» REQUIREMENT
Quote from the first line below through the line that contains "from bokeh.resources import INLINE", both included, and leave the pictures out.

>> START RECORDED INFORMATION

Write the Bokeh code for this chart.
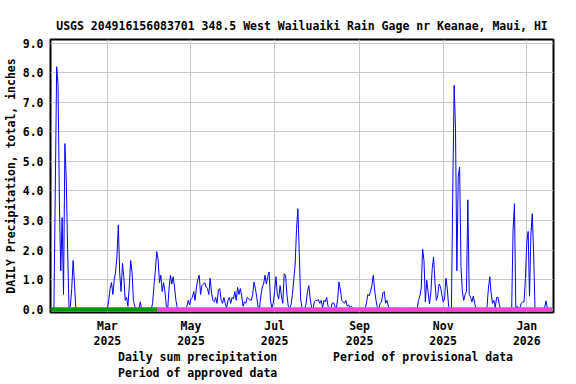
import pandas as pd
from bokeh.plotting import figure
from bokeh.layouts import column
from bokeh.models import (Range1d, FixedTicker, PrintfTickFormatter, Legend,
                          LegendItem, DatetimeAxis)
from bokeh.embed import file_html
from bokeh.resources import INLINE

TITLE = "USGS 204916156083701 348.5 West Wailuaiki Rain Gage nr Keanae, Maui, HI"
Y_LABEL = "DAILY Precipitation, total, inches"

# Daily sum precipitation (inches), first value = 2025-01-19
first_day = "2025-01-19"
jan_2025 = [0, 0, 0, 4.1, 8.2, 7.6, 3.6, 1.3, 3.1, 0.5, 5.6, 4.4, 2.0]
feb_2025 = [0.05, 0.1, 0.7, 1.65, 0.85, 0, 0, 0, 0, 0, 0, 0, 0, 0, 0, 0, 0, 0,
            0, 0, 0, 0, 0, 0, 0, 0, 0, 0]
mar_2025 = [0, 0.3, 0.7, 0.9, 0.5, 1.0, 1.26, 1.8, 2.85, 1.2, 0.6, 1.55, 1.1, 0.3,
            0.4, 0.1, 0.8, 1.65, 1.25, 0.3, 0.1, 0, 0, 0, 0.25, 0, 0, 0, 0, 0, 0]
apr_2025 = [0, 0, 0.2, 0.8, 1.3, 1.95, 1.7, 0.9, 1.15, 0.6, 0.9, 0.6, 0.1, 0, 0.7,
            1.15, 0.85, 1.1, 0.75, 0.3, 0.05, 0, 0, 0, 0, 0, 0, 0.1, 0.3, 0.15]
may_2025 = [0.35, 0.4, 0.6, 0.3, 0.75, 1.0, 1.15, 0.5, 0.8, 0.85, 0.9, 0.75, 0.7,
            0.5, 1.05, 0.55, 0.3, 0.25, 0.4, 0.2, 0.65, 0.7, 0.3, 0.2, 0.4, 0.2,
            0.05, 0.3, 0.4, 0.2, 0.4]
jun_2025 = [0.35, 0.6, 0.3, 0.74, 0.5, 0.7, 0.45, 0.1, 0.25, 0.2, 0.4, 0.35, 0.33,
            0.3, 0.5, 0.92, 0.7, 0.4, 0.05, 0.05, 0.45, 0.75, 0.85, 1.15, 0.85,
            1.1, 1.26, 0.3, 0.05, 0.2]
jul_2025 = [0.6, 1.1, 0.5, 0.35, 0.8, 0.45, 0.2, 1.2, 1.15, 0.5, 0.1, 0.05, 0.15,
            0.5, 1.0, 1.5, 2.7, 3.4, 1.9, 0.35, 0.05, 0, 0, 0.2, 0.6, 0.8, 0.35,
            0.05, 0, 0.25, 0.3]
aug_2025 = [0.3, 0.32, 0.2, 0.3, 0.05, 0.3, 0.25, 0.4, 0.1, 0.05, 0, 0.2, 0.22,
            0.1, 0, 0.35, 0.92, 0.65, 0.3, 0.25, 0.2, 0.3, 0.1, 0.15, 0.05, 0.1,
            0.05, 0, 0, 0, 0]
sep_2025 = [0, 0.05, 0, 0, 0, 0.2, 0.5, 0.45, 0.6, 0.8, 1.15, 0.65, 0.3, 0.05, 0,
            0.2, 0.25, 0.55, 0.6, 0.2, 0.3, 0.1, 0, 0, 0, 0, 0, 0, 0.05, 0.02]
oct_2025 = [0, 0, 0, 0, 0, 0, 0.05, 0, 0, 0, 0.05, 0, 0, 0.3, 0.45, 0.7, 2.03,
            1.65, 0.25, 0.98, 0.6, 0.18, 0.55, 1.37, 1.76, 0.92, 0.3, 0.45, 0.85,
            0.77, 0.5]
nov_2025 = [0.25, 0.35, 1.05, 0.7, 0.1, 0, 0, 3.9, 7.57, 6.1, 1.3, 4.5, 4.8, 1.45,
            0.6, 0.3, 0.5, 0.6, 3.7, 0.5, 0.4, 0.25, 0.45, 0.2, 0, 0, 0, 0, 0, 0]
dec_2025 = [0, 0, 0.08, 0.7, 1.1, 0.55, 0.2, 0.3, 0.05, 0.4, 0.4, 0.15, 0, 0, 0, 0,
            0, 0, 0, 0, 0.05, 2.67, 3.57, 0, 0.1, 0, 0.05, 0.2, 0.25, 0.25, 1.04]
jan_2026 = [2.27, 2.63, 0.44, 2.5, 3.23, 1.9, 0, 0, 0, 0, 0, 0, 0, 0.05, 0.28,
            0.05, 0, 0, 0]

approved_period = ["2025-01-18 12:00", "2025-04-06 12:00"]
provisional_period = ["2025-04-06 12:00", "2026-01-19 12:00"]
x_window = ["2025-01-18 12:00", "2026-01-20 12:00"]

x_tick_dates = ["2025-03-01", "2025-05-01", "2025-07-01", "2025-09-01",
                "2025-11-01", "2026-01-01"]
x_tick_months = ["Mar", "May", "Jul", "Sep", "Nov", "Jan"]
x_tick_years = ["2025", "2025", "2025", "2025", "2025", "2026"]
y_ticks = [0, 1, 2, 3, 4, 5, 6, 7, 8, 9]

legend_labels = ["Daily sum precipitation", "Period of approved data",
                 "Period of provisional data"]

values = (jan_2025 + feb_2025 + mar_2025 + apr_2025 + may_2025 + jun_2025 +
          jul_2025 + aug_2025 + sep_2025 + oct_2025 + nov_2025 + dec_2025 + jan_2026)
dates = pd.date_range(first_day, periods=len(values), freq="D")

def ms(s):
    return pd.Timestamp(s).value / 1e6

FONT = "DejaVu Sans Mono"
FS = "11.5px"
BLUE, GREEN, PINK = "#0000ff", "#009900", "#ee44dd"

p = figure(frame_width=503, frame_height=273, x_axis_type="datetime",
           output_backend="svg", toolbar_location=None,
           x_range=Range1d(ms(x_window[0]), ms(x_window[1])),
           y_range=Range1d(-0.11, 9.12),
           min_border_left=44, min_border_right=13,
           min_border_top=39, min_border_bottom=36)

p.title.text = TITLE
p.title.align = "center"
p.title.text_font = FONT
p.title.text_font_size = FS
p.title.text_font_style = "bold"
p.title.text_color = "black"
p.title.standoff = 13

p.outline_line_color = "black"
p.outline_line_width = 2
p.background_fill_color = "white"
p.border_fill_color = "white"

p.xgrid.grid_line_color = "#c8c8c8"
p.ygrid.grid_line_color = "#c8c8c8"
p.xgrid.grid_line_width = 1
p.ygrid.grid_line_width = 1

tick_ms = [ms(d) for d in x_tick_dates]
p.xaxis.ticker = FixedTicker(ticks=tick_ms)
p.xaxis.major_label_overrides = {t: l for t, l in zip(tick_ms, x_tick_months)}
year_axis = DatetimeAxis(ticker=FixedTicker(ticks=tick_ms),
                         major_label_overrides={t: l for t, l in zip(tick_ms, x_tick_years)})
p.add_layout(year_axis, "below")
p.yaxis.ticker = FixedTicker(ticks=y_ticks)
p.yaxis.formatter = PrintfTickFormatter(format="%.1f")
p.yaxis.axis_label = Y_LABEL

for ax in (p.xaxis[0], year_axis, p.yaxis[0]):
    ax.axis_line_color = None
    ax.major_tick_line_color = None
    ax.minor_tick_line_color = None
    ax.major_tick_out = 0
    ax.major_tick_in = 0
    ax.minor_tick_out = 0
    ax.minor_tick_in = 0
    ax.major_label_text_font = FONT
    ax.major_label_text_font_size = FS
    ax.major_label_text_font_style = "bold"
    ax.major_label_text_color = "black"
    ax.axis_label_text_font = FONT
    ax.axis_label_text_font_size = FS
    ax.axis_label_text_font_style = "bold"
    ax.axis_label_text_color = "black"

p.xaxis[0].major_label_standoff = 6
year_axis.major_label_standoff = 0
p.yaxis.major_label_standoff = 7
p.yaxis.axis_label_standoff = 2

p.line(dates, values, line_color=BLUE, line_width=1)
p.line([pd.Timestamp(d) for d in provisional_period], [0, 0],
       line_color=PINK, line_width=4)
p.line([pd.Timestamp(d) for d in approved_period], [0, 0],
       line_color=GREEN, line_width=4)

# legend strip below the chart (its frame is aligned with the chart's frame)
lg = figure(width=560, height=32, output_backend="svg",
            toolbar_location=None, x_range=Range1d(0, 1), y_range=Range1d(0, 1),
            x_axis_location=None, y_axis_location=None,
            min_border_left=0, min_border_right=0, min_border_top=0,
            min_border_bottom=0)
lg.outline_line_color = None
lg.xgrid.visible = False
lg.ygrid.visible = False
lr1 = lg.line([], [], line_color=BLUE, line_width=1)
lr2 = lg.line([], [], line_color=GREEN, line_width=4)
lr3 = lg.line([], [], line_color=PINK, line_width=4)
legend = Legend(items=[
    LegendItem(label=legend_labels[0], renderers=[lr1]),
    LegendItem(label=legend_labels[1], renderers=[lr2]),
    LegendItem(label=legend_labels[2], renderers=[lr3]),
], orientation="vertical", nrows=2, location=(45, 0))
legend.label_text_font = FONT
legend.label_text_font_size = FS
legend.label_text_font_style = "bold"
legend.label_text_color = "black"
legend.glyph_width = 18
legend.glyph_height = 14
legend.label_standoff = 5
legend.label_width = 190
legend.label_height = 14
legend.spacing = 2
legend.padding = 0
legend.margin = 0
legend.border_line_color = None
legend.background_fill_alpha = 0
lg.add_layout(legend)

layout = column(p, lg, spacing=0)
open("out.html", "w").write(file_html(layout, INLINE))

>> END RECORDED INFORMATION

» FULL RESPONSE
Write the Bokeh code for this chart.
import pandas as pd
from bokeh.plotting import figure
from bokeh.layouts import column
from bokeh.models import (Range1d, FixedTicker, PrintfTickFormatter, Legend,
                          LegendItem, DatetimeAxis)
from bokeh.embed import file_html
from bokeh.resources import INLINE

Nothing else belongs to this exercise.